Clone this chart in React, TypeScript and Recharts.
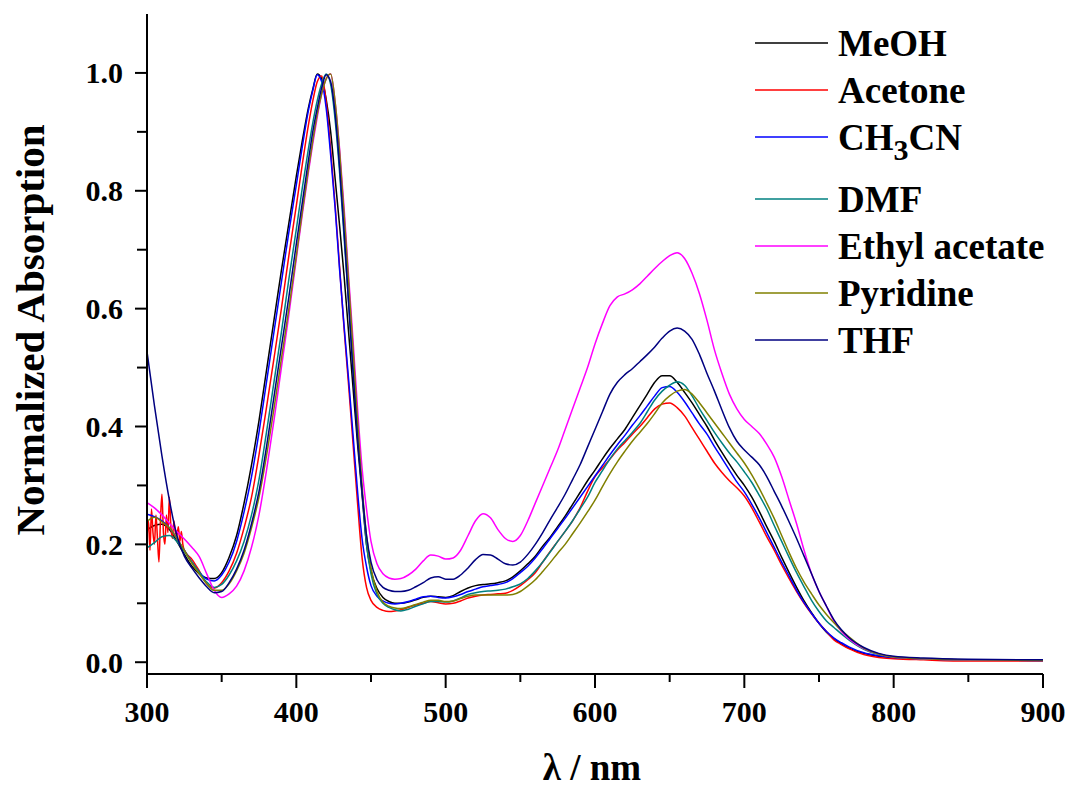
import React from 'react';
import { LineChart, Line, XAxis, YAxis, Legend, Label } from 'recharts';

// ---------- data ----------
const wavelengths = [
  300, 305, 310, 315, 320, 325, 330, 335, 340, 345, 350, 355, 360, 365, 370, 375, 380, 385, 390, 395, 400,
  404, 408, 411, 414, 417, 420, 423, 426, 429, 432, 435, 438, 441, 444, 447, 450,
  454, 458, 462, 466, 470,
  475, 480, 485, 490, 495, 500, 505, 510, 515, 520, 525, 530, 535, 540, 545, 550, 555, 560, 565, 570,
  575, 580, 585, 590, 595, 600, 605, 610, 615, 620, 625, 630, 635, 640, 645, 650, 655, 660, 665, 670,
  675, 680, 685, 690, 695, 700, 705, 710, 715, 720, 725, 730, 735, 740, 745, 750, 755, 760, 765, 770,
  780, 790, 800, 820, 850, 900,
];

const meoh = [
  0.224, 0.232, 0.234, 0.225, 0.205, 0.183, 0.163, 0.15, 0.143, 0.142, 0.152, 0.178, 0.215, 0.27, 0.335, 0.41, 0.495, 0.58, 0.665, 0.745, 0.825,
  0.885, 0.94, 0.972, 0.998, 0.99, 0.955, 0.9, 0.82, 0.74, 0.655, 0.56, 0.465, 0.37, 0.285, 0.2, 0.155,
  0.125, 0.11, 0.103, 0.1, 0.1,
  0.102, 0.106, 0.11, 0.112, 0.111, 0.11, 0.113, 0.12, 0.126, 0.13, 0.132, 0.133, 0.135, 0.138, 0.145, 0.155, 0.167, 0.18, 0.197, 0.212,
  0.23, 0.248, 0.268, 0.288, 0.308, 0.326, 0.345, 0.363, 0.379, 0.395, 0.415, 0.435, 0.455, 0.475, 0.486, 0.486, 0.475, 0.458, 0.44, 0.42,
  0.4, 0.377, 0.356, 0.336, 0.317, 0.3, 0.28, 0.256, 0.23, 0.205, 0.178, 0.152, 0.127, 0.104, 0.084, 0.066, 0.051, 0.04, 0.031, 0.024,
  0.015, 0.01, 0.008, 0.006, 0.004, 0.003,
];

const acetoneNoiseNm = [
  300, 301, 302, 303, 304, 305, 306, 307, 308, 309, 310, 311, 312, 313, 314, 315, 316, 317, 318, 319, 320, 321, 322, 323, 324, 325,
];
const acetoneNoise = [
  0.21, 0.24, 0.19, 0.26, 0.22, 0.2, 0.25, 0.21, 0.17, 0.24, 0.285, 0.22, 0.2, 0.25, 0.22, 0.28, 0.23, 0.21, 0.24, 0.22, 0.215, 0.23, 0.205, 0.222, 0.2, 0.19,
];
// acetone on the common grid from 330 nm onwards
const acetoneMain = [
  0.175, 0.155, 0.133, 0.126, 0.135, 0.155, 0.185, 0.228, 0.28, 0.352, 0.432, 0.515, 0.6, 0.69, 0.775,
  0.845, 0.91, 0.952, 0.985, 0.995, 0.95, 0.87, 0.775, 0.67, 0.565, 0.47, 0.37, 0.27, 0.178, 0.127, 0.105,
  0.093, 0.088, 0.086, 0.087, 0.089,
  0.093, 0.097, 0.1, 0.103, 0.101, 0.099, 0.1, 0.104, 0.109, 0.112, 0.114, 0.115, 0.116, 0.117, 0.122, 0.13, 0.14, 0.152, 0.17, 0.188,
  0.205, 0.222, 0.24, 0.262, 0.29, 0.315, 0.33, 0.345, 0.36, 0.373, 0.387, 0.4, 0.415, 0.43, 0.438, 0.44, 0.432, 0.418, 0.398, 0.378,
  0.358, 0.338, 0.322, 0.308, 0.296, 0.282, 0.262, 0.238, 0.213, 0.19, 0.165, 0.142, 0.12, 0.1, 0.082, 0.066, 0.052, 0.038, 0.03, 0.023,
  0.013, 0.008, 0.006, 0.004, 0.002, 0.002,
];

const ch3cn = [
  0.251, 0.247, 0.24, 0.228, 0.21, 0.19, 0.17, 0.153, 0.141, 0.138, 0.148, 0.17, 0.205, 0.255, 0.315, 0.39, 0.475, 0.56, 0.645, 0.73, 0.81,
  0.875, 0.935, 0.97, 0.997, 0.985, 0.94, 0.86, 0.77, 0.665, 0.57, 0.48, 0.385, 0.29, 0.21, 0.162, 0.13,
  0.112, 0.104, 0.1, 0.099, 0.1,
  0.103, 0.107, 0.111, 0.112, 0.11, 0.109, 0.111, 0.115, 0.12, 0.124, 0.128, 0.13, 0.132, 0.135, 0.142, 0.152, 0.163, 0.177, 0.193, 0.21,
  0.227, 0.244, 0.262, 0.28, 0.298, 0.316, 0.334, 0.352, 0.369, 0.385, 0.402, 0.418, 0.435, 0.452, 0.466, 0.468, 0.458, 0.442, 0.423, 0.404,
  0.387, 0.366, 0.346, 0.326, 0.306, 0.289, 0.268, 0.245, 0.22, 0.195, 0.17, 0.146, 0.122, 0.101, 0.083, 0.066, 0.052, 0.041, 0.033, 0.026,
  0.016, 0.011, 0.008, 0.006, 0.004, 0.003,
];

const dmf = [
  0.194, 0.203, 0.213, 0.215, 0.205, 0.188, 0.17, 0.153, 0.136, 0.127, 0.132, 0.148, 0.172, 0.205, 0.25, 0.31, 0.39, 0.475, 0.56, 0.65, 0.735,
  0.805, 0.87, 0.915, 0.953, 0.982, 0.998, 0.98, 0.92, 0.83, 0.72, 0.61, 0.5, 0.39, 0.29, 0.2, 0.15,
  0.115, 0.1, 0.093, 0.089, 0.087,
  0.09, 0.095, 0.099, 0.103, 0.103, 0.102, 0.104, 0.109, 0.115, 0.118, 0.12, 0.121, 0.122, 0.124, 0.128, 0.133, 0.142, 0.155, 0.17, 0.187,
  0.205, 0.222, 0.24, 0.26, 0.28, 0.305, 0.325, 0.345, 0.362, 0.376, 0.39, 0.405, 0.425, 0.445, 0.46, 0.47, 0.476, 0.47, 0.452, 0.43,
  0.41, 0.39, 0.372, 0.355, 0.34, 0.323, 0.305, 0.283, 0.26, 0.232, 0.205, 0.178, 0.152, 0.128, 0.105, 0.086, 0.07, 0.059, 0.048, 0.038,
  0.022, 0.013, 0.009, 0.006, 0.004, 0.003,
];

const ethylAcetate = [
  0.271, 0.262, 0.25, 0.236, 0.222, 0.209, 0.195, 0.179, 0.15, 0.122, 0.11, 0.116, 0.129, 0.155, 0.195, 0.25, 0.325, 0.41, 0.5, 0.59, 0.685,
  0.76, 0.83, 0.88, 0.925, 0.965, 0.99, 0.998, 0.95, 0.87, 0.77, 0.655, 0.545, 0.43, 0.33, 0.26, 0.205,
  0.167, 0.15, 0.143, 0.141, 0.142,
  0.148, 0.158, 0.172, 0.182, 0.18, 0.175, 0.177, 0.19, 0.215, 0.24, 0.252, 0.245, 0.225, 0.21, 0.205, 0.215, 0.24, 0.27, 0.3, 0.33,
  0.36, 0.395, 0.43, 0.465, 0.5, 0.54, 0.575, 0.605, 0.62, 0.625, 0.632, 0.642, 0.655, 0.668, 0.68, 0.69, 0.695, 0.685, 0.66, 0.625,
  0.58, 0.53, 0.49, 0.455, 0.43, 0.412, 0.4, 0.388, 0.37, 0.348, 0.315, 0.275, 0.235, 0.19, 0.15, 0.12, 0.095, 0.07, 0.052, 0.04,
  0.023, 0.014, 0.009, 0.006, 0.004, 0.003,
];

const pyridine = [
  0.239, 0.246, 0.238, 0.228, 0.21, 0.19, 0.168, 0.15, 0.133, 0.122, 0.122, 0.133, 0.155, 0.185, 0.228, 0.28, 0.35, 0.43, 0.515, 0.6, 0.69,
  0.765, 0.835, 0.885, 0.93, 0.965, 0.99, 0.998, 0.95, 0.865, 0.76, 0.645, 0.53, 0.41, 0.3, 0.215, 0.16,
  0.12, 0.102, 0.095, 0.092, 0.091,
  0.094, 0.098, 0.102, 0.105, 0.105, 0.103, 0.104, 0.108, 0.112, 0.114, 0.114, 0.114, 0.114, 0.114, 0.115, 0.12, 0.129, 0.14, 0.154, 0.169,
  0.185, 0.2, 0.218, 0.236, 0.255, 0.275, 0.298, 0.32, 0.34, 0.358, 0.375, 0.39, 0.405, 0.422, 0.44, 0.452, 0.46, 0.463, 0.455, 0.44,
  0.423, 0.406, 0.389, 0.372, 0.355, 0.338, 0.318, 0.295, 0.27, 0.244, 0.215, 0.186, 0.159, 0.136, 0.116, 0.097, 0.081, 0.067, 0.054, 0.043,
  0.024, 0.014, 0.009, 0.006, 0.004, 0.003,
];

const thf = [
  0.527, 0.435, 0.35, 0.275, 0.215, 0.18, 0.16, 0.143, 0.128, 0.118, 0.12, 0.135, 0.158, 0.19, 0.235, 0.29, 0.365, 0.45, 0.535, 0.62, 0.71,
  0.78, 0.85, 0.9, 0.94, 0.975, 0.997, 0.985, 0.93, 0.84, 0.73, 0.61, 0.49, 0.38, 0.29, 0.215, 0.17,
  0.14, 0.127, 0.122, 0.12, 0.12,
  0.122, 0.128, 0.135, 0.143, 0.145, 0.141, 0.141, 0.148, 0.16, 0.174, 0.183, 0.182, 0.175, 0.167, 0.165, 0.17, 0.183, 0.2, 0.22, 0.242,
  0.263, 0.285, 0.31, 0.335, 0.365, 0.395, 0.425, 0.455, 0.475, 0.488, 0.498, 0.51, 0.522, 0.535, 0.55, 0.562, 0.567, 0.562, 0.548, 0.522,
  0.49, 0.46, 0.428, 0.398, 0.375, 0.36, 0.348, 0.335, 0.315, 0.29, 0.265, 0.238, 0.21, 0.18, 0.15, 0.12, 0.095, 0.072, 0.055, 0.042,
  0.025, 0.015, 0.01, 0.007, 0.005, 0.004,
];

const seriesNames = ['MeOH', 'Acetone', 'CH3CN', 'DMF', 'Ethyl acetate', 'Pyridine', 'THF'];
const seriesColors = ['#000000', '#FF0000', '#0000FF', '#008080', '#FF00FF', '#808000', '#000080'];

const xTicks = [300, 350, 400, 450, 500, 550, 600, 650, 700, 750, 800, 850, 900];
const yTicks = [0, 0.1, 0.2, 0.3, 0.4, 0.5, 0.6, 0.7, 0.8, 0.9, 1.0];

const xTitle = 'λ / nm';
const yTitle = 'Normalized Absorption';

// ---------- build series ----------
const toPoints = (nm: number[], vals: number[]) => nm.map((x, i) => ({ nm: x, a: vals[i] }));
const acetoneNm = [...acetoneNoiseNm, ...wavelengths.filter((w) => w >= 330)];
const acetoneVals = [...acetoneNoise, ...acetoneMain];

const seriesData = [
  toPoints(wavelengths, meoh),
  toPoints(acetoneNm, acetoneVals),
  toPoints(wavelengths, ch3cn),
  toPoints(wavelengths, dmf),
  toPoints(wavelengths, ethylAcetate),
  toPoints(wavelengths, pyridine),
  toPoints(wavelengths, thf),
];

// ---------- styling ----------
const FONT = "'Liberation Serif', 'Times New Roman', serif";
const X_TICK_SIZE = 10;
const Y_TICK_SIZE = 10;

const XTick = (props: any) => {
  const { x, y, payload } = props;
  const axisY = y - X_TICK_SIZE;
  const v = payload.value as number;
  const major = v % 100 === 0;
  return (
    <g>
      <line x1={x} x2={x} y1={axisY} y2={axisY + (major ? 14 : 8)} stroke="#000" strokeWidth={2} />
      {major && (
        <text x={x} y={axisY + 48} textAnchor="middle" fontFamily={FONT} fontWeight="bold" fontSize={30} fill="#000">
          {v}
        </text>
      )}
    </g>
  );
};

const YTick = (props: any) => {
  const { x, y, payload } = props;
  const axisX = x + Y_TICK_SIZE;
  const v = payload.value as number;
  const major = Math.round(v * 10) % 2 === 0;
  return (
    <g>
      <line x1={axisX - (major ? 12 : 10)} x2={axisX} y1={y} y2={y} stroke="#000" strokeWidth={2} />
      {major && (
        <text x={axisX - 24} y={y} dy="0.35em" textAnchor="end" fontFamily={FONT} fontWeight="bold" fontSize={30} fill="#000">
          {v.toFixed(1)}
        </text>
      )}
    </g>
  );
};

const YTitle = (props: any) => {
  const vb = props.viewBox || {};
  const cx = vb.x + 44;
  const cy = vb.y + vb.height / 2 - 14;
  return (
    <text
      x={cx}
      y={cy}
      transform={`rotate(-90, ${cx}, ${cy})`}
      textAnchor="middle"
      fontFamily={FONT}
      fontWeight="bold"
      fontSize={41}
      fill="#000"
    >
      {yTitle}
    </text>
  );
};

const XTitle = (props: any) => {
  const vb = props.viewBox || {};
  return (
    <text
      x={vb.x + vb.width / 2 - 3}
      y={vb.y + 106}
      textAnchor="middle"
      fontFamily={FONT}
      fontWeight="bold"
      fontSize={37}
      fill="#000"
    >
      {xTitle}
    </text>
  );
};

const LegendContent = () => (
  <svg width={320} height={370} style={{ overflow: 'visible' }}>
    {seriesNames.map((name, i) => {
      const cy = 43 + i * 47 + (i >= 3 ? 15 : 0);
      const textProps = {
        x: 88,
        y: cy + 12.5,
        fontFamily: FONT,
        fontWeight: 'bold' as const,
        fontSize: 37,
        fill: '#000',
      };
      return (
        <g key={name}>
          <line x1={5} x2={78} y1={cy} y2={cy} stroke={seriesColors[i]} strokeWidth={1.6} />
          {name === 'CH3CN' ? (
            <text {...textProps}>
              CH
              <tspan fontSize={30} dy={10}>
                3
              </tspan>
              <tspan dy={-10}>CN</tspan>
            </text>
          ) : (
            <text {...textProps}>{name}</text>
          )}
        </g>
      );
    })}
  </svg>
);

export default function App() {
  return (
    <div style={{ position: 'absolute', left: 0, top: 0, width: 1072, height: 792, background: '#fff' }}>
      <LineChart width={1072} height={792} margin={{ top: 14, right: 29, bottom: 0, left: 0 }}>
        <XAxis
          type="number"
          dataKey="nm"
          domain={[300, 900]}
          ticks={xTicks}
          interval={0}
          height={118}
          tickSize={X_TICK_SIZE}
          tickMargin={0}
          tickLine={false}
          tick={<XTick />}
          axisLine={{ stroke: '#000', strokeWidth: 2 }}
          allowDataOverflow
        >
          <Label content={<XTitle />} />
        </XAxis>
        <YAxis
          type="number"
          domain={[-0.02, 1.1]}
          ticks={yTicks}
          interval={0}
          width={147}
          tickSize={Y_TICK_SIZE}
          tickMargin={0}
          tickLine={false}
          tick={<YTick />}
          axisLine={{ stroke: '#000', strokeWidth: 2 }}
          allowDataOverflow
        >
          <Label content={<YTitle />} />
        </YAxis>
        <Legend
          layout="horizontal"
          verticalAlign="middle"
          align="center"
          wrapperStyle={{ position: 'absolute', left: 750, top: 0, width: 320, height: 370 }}
          content={<LegendContent />}
        />
        {seriesNames.map((name, i) => (
          <Line
            key={name}
            name={name}
            data={seriesData[i]}
            dataKey="a"
            type="monotone"
            stroke={seriesColors[i]}
            strokeWidth={1.5}
            dot={false}
            activeDot={false}
            isAnimationActive={false}
          />
        ))}
      </LineChart>
    </div>
  );
}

The request ▸ Return exactly what appears from the opening line of the material through the line with "YAxis, Legend, Label", apart from the pictures.

In response ▸
Clone this chart in React, TypeScript and Recharts.
import React from 'react';
import { LineChart, Line, XAxis, YAxis, Legend, Label } from 'recharts';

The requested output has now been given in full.